■ Extracted information
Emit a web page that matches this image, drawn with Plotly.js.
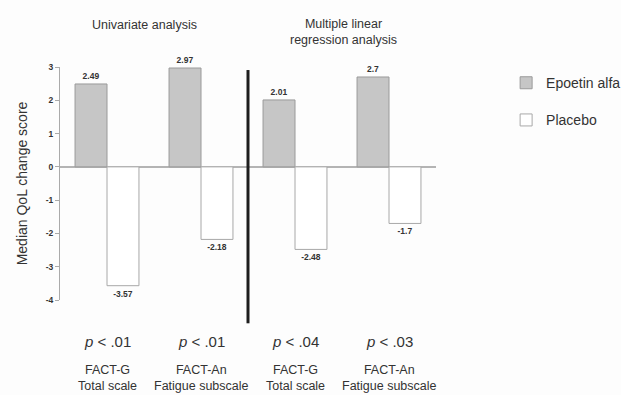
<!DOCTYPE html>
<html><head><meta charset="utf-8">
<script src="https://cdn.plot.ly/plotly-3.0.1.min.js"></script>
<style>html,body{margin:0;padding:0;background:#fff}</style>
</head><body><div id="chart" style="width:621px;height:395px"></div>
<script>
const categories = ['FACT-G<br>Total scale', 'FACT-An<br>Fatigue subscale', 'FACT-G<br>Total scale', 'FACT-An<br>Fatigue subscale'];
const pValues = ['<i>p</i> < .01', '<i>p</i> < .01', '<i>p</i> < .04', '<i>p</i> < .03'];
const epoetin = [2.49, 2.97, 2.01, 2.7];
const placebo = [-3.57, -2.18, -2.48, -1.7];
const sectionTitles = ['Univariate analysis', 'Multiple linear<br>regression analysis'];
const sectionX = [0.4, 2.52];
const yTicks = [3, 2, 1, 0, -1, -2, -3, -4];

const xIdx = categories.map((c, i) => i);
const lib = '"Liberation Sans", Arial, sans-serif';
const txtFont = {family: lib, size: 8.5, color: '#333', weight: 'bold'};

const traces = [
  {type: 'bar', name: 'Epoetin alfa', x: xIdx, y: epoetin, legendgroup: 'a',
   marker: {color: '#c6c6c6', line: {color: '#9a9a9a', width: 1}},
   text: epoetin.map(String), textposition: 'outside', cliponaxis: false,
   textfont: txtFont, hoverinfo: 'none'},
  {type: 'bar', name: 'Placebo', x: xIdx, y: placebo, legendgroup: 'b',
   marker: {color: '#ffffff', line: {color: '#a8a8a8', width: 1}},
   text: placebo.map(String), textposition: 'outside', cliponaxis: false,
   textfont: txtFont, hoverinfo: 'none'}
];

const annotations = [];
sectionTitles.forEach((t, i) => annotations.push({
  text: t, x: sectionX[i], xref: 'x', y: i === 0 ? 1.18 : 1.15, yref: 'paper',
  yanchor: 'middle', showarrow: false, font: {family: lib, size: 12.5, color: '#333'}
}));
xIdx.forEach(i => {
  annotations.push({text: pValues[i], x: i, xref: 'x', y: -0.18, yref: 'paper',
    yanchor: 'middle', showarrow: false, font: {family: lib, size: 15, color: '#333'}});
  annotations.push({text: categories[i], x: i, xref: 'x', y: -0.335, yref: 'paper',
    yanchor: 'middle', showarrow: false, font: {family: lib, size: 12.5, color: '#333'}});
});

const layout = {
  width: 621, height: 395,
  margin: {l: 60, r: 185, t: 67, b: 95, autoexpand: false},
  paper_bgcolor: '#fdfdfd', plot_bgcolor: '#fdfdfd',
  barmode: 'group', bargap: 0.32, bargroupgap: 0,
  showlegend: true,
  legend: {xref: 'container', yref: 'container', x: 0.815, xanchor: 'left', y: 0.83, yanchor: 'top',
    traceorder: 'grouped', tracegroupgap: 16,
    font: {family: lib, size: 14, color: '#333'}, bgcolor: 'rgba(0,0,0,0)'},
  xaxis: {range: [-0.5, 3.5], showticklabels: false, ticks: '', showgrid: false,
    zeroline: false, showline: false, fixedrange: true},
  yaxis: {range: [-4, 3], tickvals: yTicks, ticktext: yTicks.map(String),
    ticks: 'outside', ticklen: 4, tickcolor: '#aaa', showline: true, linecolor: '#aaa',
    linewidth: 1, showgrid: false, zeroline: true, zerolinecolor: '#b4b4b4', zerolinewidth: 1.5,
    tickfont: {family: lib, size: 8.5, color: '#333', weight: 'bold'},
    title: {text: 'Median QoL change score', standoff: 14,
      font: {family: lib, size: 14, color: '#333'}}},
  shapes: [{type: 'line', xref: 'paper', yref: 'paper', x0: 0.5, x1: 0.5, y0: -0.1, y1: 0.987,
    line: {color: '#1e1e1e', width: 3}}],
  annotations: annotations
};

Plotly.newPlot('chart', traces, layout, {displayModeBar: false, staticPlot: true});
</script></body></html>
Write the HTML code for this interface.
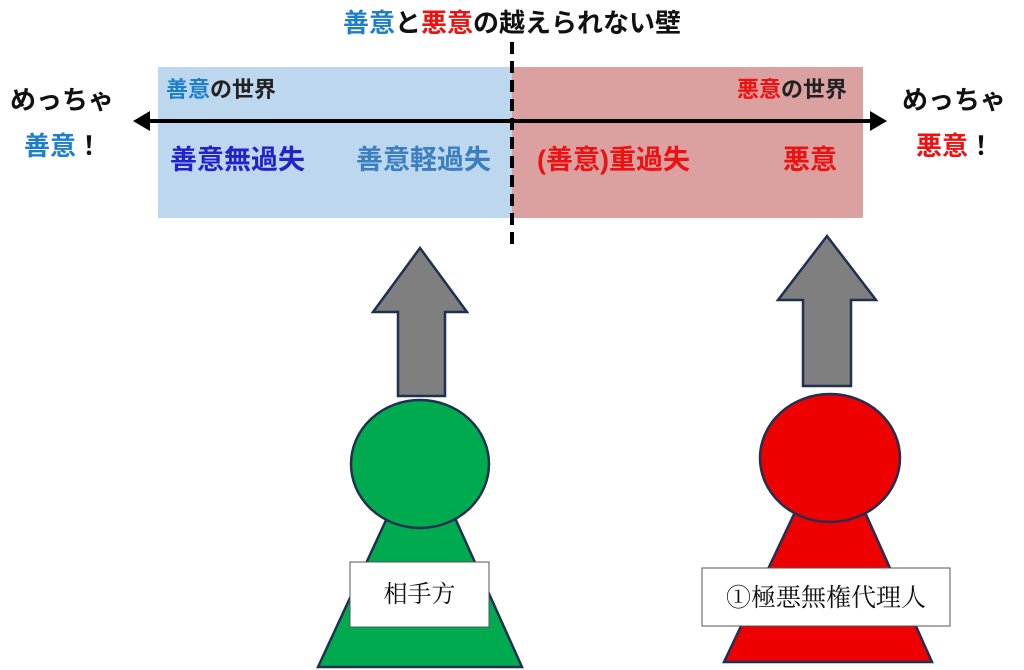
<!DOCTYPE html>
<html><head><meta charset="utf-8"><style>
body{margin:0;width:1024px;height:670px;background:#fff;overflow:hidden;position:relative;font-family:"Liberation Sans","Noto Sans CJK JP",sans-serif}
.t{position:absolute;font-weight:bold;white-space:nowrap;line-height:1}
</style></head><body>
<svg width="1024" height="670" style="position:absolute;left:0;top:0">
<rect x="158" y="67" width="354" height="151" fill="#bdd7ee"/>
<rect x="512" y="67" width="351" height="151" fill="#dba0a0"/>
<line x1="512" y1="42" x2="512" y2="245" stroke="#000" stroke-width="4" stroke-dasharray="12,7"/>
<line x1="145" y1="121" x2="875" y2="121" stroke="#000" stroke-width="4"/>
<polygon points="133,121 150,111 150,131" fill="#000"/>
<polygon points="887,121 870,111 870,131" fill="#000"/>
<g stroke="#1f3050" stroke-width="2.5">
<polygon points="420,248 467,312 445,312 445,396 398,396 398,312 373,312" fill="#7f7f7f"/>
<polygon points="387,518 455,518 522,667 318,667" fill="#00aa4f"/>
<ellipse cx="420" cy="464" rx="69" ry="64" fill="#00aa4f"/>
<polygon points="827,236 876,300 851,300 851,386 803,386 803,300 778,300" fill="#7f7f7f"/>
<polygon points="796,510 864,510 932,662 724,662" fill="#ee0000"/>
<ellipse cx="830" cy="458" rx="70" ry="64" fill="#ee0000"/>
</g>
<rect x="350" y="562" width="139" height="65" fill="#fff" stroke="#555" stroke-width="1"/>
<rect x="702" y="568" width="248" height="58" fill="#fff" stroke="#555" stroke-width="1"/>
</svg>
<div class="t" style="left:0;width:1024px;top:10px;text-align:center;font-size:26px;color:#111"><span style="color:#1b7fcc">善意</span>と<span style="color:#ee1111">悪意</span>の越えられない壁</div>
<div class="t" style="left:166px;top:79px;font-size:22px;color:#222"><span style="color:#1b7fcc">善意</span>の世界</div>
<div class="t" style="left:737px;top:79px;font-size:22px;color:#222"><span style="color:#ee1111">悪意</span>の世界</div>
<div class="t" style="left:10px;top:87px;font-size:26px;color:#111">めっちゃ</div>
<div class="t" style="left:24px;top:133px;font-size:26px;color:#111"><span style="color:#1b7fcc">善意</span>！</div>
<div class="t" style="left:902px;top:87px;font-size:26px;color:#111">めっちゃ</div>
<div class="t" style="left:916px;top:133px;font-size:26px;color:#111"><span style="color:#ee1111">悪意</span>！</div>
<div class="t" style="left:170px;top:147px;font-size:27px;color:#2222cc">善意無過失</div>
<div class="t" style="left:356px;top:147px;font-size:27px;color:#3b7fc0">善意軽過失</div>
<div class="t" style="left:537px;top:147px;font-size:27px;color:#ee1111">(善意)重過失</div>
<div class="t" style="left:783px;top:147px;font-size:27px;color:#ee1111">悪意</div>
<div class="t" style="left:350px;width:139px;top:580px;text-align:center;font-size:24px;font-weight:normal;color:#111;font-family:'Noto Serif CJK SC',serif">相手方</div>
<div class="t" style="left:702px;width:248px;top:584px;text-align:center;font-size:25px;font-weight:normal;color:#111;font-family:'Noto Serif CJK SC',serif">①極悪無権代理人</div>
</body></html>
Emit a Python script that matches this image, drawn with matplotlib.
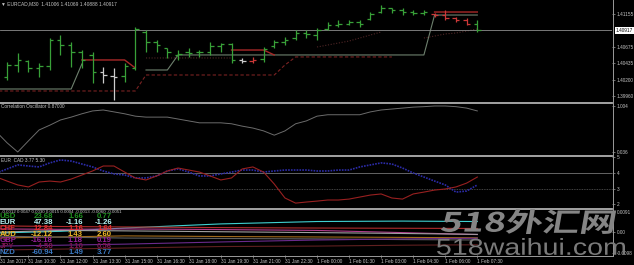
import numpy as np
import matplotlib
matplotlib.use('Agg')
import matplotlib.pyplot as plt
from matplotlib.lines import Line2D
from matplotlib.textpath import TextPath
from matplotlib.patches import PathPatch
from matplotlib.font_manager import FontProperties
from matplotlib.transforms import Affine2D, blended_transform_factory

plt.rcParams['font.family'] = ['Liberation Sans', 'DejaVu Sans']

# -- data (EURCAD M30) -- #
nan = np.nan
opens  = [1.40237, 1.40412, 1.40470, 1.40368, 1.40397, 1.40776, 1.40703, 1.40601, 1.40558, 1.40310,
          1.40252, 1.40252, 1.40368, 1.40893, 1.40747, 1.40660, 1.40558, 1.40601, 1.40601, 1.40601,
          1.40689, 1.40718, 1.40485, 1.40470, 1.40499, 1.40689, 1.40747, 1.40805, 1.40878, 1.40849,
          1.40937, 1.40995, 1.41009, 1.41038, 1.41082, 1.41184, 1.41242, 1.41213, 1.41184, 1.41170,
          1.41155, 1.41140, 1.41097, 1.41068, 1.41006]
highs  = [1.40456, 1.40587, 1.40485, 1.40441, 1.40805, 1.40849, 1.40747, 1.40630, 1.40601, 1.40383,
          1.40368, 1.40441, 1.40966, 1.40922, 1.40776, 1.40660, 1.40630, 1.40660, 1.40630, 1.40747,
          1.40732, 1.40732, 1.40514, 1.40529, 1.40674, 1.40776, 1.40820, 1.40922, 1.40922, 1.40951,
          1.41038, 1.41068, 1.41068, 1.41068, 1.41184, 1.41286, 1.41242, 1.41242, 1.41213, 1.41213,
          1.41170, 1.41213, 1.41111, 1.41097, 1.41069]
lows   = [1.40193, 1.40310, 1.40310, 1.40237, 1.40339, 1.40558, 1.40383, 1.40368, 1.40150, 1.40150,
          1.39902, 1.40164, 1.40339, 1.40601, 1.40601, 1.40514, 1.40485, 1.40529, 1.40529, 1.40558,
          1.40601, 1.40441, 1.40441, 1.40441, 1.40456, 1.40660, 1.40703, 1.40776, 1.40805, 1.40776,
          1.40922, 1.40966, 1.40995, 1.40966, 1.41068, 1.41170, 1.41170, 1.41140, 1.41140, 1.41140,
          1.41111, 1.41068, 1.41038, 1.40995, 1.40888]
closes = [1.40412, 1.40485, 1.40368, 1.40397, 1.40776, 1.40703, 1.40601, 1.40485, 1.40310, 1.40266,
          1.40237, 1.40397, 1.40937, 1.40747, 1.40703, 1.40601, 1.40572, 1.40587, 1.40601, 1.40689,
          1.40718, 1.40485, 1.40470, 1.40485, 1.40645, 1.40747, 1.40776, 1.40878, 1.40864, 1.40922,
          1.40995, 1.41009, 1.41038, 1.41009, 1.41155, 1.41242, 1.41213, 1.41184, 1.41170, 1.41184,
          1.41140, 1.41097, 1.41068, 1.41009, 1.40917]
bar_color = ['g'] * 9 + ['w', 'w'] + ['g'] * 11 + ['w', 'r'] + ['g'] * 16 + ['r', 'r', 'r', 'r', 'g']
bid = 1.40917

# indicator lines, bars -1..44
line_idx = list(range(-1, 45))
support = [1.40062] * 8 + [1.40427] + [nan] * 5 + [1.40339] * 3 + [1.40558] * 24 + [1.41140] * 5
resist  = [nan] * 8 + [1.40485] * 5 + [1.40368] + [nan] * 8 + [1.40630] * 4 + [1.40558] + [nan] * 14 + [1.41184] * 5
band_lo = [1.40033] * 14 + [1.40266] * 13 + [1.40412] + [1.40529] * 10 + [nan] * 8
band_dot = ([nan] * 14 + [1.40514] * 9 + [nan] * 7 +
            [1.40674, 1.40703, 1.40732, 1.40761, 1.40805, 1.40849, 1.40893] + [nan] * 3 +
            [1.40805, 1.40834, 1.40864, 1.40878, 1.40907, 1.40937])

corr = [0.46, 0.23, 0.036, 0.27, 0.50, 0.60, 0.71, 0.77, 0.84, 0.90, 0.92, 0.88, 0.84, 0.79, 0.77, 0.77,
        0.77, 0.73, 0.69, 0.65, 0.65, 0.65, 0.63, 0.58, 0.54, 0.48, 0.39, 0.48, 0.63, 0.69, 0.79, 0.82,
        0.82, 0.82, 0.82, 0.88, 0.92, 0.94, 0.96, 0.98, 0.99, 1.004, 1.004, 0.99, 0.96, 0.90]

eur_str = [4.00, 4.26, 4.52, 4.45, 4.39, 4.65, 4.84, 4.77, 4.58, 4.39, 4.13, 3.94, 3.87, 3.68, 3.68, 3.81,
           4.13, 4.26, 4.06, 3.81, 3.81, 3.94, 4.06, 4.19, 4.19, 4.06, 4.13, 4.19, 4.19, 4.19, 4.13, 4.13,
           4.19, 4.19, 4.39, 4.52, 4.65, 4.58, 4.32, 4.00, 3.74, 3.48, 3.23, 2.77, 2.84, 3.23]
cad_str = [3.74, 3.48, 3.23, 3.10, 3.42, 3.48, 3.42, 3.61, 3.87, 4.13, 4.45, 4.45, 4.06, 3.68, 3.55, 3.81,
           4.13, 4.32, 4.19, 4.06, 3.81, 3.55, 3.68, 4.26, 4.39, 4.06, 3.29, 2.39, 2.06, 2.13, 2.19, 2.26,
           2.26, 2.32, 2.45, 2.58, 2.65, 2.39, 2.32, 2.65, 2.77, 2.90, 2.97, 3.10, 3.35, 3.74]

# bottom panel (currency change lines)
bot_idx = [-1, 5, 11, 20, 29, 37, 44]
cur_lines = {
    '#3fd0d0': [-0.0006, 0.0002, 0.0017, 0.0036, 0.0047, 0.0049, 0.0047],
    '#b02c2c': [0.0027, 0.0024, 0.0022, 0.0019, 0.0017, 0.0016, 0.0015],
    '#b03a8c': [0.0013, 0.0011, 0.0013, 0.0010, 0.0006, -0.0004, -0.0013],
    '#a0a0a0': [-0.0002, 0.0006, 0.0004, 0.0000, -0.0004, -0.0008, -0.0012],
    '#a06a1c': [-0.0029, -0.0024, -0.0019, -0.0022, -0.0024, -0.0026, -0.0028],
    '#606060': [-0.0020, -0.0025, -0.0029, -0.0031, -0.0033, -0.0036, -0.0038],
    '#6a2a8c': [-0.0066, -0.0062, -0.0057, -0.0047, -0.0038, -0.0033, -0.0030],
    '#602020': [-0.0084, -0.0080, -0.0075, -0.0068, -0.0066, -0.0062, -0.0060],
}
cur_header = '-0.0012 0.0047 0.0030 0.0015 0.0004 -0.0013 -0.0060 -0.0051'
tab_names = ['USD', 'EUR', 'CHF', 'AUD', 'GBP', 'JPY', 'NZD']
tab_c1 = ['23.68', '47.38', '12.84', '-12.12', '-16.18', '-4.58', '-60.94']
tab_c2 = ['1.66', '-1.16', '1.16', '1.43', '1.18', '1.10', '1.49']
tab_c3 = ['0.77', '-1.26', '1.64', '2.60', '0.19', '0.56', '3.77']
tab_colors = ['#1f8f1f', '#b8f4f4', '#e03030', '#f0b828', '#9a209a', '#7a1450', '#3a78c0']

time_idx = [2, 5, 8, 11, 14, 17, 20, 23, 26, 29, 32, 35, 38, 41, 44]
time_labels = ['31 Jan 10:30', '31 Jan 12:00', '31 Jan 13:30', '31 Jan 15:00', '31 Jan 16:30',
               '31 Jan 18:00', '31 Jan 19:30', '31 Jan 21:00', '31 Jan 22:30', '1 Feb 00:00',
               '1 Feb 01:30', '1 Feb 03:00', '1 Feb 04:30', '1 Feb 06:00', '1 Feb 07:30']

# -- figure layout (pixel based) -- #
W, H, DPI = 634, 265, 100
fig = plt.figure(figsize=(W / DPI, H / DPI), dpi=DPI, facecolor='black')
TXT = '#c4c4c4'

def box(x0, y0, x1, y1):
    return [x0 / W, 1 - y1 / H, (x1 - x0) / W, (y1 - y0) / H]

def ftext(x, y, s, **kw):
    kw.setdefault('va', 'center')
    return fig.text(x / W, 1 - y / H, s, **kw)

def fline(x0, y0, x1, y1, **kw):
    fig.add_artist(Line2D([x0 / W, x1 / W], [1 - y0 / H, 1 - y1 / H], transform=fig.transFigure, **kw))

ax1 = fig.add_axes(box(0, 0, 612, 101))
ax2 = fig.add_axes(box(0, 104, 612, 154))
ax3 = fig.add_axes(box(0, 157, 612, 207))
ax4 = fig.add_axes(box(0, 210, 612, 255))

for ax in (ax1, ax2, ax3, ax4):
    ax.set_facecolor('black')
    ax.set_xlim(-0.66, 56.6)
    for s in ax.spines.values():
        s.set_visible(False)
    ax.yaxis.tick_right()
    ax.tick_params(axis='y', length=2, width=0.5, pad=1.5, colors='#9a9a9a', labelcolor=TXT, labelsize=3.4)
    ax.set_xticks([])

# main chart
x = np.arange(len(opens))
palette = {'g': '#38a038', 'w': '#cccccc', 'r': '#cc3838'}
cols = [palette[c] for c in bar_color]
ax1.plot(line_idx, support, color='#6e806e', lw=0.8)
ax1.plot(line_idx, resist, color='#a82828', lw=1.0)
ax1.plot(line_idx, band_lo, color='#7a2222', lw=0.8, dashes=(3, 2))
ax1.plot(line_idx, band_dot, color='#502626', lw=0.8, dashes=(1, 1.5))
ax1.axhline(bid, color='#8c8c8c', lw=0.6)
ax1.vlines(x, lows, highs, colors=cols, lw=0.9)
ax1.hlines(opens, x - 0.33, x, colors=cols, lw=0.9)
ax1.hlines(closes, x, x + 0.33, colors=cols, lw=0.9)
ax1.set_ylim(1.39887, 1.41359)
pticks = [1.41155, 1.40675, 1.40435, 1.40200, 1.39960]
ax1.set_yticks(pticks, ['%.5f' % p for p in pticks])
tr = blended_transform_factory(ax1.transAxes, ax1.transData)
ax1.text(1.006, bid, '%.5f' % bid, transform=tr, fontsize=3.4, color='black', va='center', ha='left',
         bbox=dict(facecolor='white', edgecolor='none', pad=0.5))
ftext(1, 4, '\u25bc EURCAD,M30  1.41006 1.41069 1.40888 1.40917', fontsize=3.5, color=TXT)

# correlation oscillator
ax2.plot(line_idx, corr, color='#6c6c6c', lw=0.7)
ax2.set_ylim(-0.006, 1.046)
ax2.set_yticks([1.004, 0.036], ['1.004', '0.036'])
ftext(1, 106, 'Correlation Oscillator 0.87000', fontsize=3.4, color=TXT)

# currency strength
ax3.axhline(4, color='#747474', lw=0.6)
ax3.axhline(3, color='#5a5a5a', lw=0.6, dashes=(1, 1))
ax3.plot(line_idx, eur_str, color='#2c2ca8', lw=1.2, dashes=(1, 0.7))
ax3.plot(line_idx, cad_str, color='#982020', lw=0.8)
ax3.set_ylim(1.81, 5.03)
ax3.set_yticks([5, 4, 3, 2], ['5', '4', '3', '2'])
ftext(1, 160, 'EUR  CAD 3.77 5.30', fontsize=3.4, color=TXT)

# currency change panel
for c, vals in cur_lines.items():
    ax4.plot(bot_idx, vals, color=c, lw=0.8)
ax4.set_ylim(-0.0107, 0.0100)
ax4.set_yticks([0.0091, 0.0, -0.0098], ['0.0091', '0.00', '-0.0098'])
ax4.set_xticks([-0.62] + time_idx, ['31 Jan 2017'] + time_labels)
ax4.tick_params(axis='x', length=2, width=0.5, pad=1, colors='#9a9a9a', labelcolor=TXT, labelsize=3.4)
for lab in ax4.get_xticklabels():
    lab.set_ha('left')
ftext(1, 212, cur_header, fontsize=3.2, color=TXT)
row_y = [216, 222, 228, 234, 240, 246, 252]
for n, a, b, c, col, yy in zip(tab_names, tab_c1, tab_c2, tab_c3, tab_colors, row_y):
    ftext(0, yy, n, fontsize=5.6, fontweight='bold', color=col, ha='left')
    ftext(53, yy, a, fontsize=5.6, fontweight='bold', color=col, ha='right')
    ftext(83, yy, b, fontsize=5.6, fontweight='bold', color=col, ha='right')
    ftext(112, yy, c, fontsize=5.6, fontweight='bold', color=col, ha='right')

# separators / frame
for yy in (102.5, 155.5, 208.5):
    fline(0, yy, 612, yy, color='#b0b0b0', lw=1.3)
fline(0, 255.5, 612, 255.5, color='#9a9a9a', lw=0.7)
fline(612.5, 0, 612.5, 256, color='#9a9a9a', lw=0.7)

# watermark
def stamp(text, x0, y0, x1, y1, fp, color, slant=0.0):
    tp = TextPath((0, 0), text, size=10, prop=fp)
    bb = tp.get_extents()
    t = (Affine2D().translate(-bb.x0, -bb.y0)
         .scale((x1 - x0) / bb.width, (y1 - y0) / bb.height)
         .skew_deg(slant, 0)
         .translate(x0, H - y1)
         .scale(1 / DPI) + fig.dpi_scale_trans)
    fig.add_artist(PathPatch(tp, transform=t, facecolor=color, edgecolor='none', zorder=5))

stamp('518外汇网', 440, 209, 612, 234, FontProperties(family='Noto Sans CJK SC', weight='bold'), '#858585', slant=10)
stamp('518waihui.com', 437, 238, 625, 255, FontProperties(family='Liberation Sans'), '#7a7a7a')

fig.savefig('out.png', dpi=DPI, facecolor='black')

■ Goal
Beginning with the line above that contains "Emit a Python" and finishing with the line that contains "plt.rcParams['font.family'] = ['Liberation", print those lines exactly and only. Skip all pictures.

■ Written response
Emit a Python script that matches this image, drawn with matplotlib.
import numpy as np
import matplotlib
matplotlib.use('Agg')
import matplotlib.pyplot as plt
from matplotlib.lines import Line2D
from matplotlib.textpath import TextPath
from matplotlib.patches import PathPatch
from matplotlib.font_manager import FontProperties
from matplotlib.transforms import Affine2D, blended_transform_factory

plt.rcParams['font.family'] = ['Liberation Sans', 'DejaVu Sans']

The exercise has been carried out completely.